O desapego nos leva a desenvolver um amplo senso de liberdade e de confiança em nós mesmos. Nosso calabouço reside em nossos mais íntimos atos e atitudes. Prendemo-nos nos grilhões de nossa própria criação mental, e fazemos o mesmo com aqueles que amamos.

A mente apegada a fatos, acontecimentos e pessoas é incapaz de perceber a sua essência. Aquele que está agarrado ao "ego" está vazio do "sagrado"; aquele que se liberta do "ego" descobre que sempre esteve repleto do "sagrado". A mente serena, tranquila e desapegada é a "porta estreita".

O indivíduo desapegado participa com a família e com toda a comunidade de um relacionamento saudável e espontâneo. Não vive atado aos vínculos doentios da "ansiedade de separação", pois crê plenamente que a lei das vidas sucessivas não destrói os laços da afetividade, antes os estende a um número cada vez maior de pessoas e também por toda a humanidade.

1. Mateus, 16:24 a 26

2. Questão 205 - Na opinião de certas pessoas, a doutrina da reencarnação parece destruir os laços de família fazendo-os remontar às existências anteriores.
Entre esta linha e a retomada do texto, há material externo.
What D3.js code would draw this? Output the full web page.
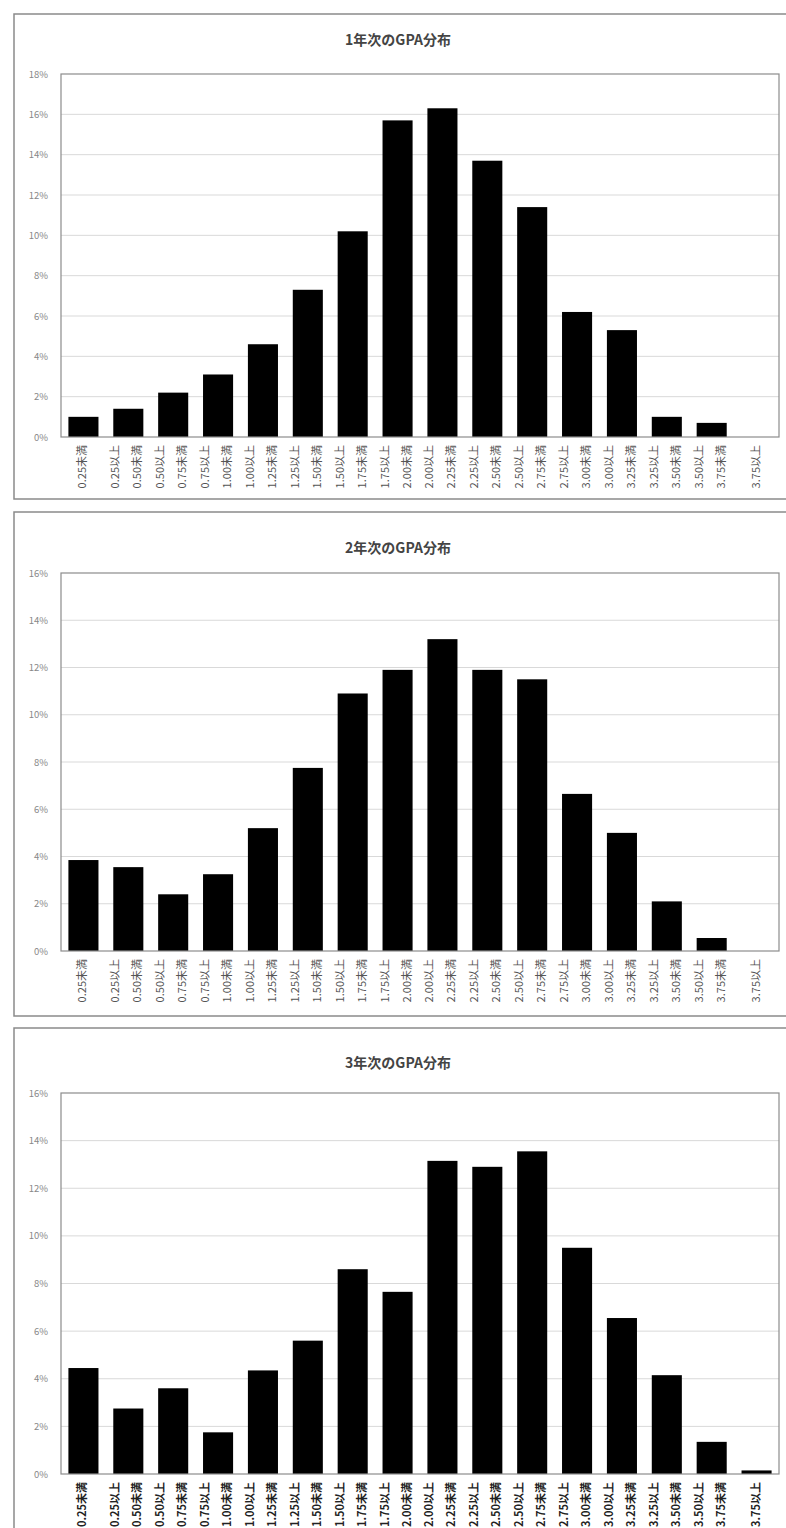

"Ela os estende, mas não os destrói. A parentela, estando baseada sobre as afeições anteriores, os laços que unem os membros de uma família são menos precários. Ela aumenta os deveres da fraternidade, visto que, entre os vizinhos ou entre os servidores, pode se encontrar um Espírito que esteve ligado a vós pelos laços consanguíneos."